- _PROBLEM STATEMENT_
Wherever the string "this" appears in a line, extract that line.

- _INPUT RECORDS_
>>

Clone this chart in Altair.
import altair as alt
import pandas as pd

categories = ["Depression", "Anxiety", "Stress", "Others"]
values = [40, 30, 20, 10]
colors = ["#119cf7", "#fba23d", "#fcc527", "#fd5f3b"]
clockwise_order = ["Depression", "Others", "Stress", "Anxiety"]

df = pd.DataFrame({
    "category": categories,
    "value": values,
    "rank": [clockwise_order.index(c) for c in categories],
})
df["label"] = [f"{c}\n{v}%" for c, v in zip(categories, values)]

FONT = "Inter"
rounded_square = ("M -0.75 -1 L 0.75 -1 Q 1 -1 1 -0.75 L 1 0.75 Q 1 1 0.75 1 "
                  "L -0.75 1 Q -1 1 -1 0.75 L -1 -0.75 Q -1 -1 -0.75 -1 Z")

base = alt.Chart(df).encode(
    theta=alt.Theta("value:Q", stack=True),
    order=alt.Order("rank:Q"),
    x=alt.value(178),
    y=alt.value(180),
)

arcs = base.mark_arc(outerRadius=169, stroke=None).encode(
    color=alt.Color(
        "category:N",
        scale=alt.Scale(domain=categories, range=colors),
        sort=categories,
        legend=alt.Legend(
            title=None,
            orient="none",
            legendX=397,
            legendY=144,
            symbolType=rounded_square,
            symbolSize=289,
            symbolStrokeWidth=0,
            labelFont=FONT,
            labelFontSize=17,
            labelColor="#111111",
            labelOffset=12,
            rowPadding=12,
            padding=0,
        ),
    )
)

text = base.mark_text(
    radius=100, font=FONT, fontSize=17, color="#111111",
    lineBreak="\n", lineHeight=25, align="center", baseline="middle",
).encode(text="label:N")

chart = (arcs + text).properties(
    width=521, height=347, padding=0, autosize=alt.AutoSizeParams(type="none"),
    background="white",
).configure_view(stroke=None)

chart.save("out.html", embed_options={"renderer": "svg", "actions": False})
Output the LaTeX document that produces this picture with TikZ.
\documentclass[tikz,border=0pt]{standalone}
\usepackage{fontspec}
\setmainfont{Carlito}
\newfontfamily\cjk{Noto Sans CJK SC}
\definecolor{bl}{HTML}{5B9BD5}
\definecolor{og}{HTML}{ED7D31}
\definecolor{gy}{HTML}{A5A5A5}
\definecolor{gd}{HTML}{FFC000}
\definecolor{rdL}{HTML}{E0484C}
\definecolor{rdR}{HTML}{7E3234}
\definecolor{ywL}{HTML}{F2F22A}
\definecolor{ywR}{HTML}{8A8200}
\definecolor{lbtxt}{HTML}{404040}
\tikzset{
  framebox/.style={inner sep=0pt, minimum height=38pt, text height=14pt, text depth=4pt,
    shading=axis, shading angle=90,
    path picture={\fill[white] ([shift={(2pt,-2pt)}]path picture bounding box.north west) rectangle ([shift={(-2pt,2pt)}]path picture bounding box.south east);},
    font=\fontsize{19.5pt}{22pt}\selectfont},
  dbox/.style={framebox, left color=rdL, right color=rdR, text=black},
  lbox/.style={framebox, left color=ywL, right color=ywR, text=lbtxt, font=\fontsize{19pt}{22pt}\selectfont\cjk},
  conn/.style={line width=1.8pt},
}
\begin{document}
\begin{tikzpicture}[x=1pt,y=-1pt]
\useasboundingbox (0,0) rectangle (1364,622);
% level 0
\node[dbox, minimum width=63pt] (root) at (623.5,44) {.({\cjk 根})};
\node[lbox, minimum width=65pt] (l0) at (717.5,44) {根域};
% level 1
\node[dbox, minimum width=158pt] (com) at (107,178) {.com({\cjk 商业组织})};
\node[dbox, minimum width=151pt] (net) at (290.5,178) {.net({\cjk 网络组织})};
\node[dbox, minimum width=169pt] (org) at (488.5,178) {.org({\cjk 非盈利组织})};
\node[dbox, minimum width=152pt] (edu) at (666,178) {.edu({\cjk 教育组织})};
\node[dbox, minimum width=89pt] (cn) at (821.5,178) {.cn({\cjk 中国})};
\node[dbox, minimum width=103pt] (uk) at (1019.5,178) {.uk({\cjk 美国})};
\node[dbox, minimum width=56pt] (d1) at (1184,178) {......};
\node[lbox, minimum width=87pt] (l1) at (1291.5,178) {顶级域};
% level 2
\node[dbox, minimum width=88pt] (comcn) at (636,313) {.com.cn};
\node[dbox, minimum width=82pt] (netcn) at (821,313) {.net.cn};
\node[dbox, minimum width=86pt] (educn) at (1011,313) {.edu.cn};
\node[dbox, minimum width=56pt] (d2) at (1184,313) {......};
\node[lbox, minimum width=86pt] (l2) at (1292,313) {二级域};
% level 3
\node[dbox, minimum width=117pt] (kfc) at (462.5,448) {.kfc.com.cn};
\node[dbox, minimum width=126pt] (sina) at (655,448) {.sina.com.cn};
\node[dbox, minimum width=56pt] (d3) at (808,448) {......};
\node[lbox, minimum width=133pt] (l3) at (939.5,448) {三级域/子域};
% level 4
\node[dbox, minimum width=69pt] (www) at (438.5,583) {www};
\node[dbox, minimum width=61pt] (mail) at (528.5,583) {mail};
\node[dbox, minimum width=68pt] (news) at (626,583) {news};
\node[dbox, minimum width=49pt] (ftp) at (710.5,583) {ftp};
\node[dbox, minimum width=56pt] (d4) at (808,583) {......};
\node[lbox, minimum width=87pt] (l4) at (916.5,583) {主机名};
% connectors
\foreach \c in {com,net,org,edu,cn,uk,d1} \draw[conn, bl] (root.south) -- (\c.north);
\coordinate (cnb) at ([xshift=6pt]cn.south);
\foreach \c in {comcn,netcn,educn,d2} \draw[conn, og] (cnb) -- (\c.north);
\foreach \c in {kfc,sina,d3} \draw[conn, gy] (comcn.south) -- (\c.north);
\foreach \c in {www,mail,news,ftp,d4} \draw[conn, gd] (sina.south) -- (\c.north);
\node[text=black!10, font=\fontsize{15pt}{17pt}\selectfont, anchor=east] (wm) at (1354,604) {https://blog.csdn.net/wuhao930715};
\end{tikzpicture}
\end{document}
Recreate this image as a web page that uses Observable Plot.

<<

- _WRITTEN ANSWER_
Clone this chart in Altair.
Output the LaTeX document that produces this picture with TikZ.
Recreate this image as a web page that uses Observable Plot.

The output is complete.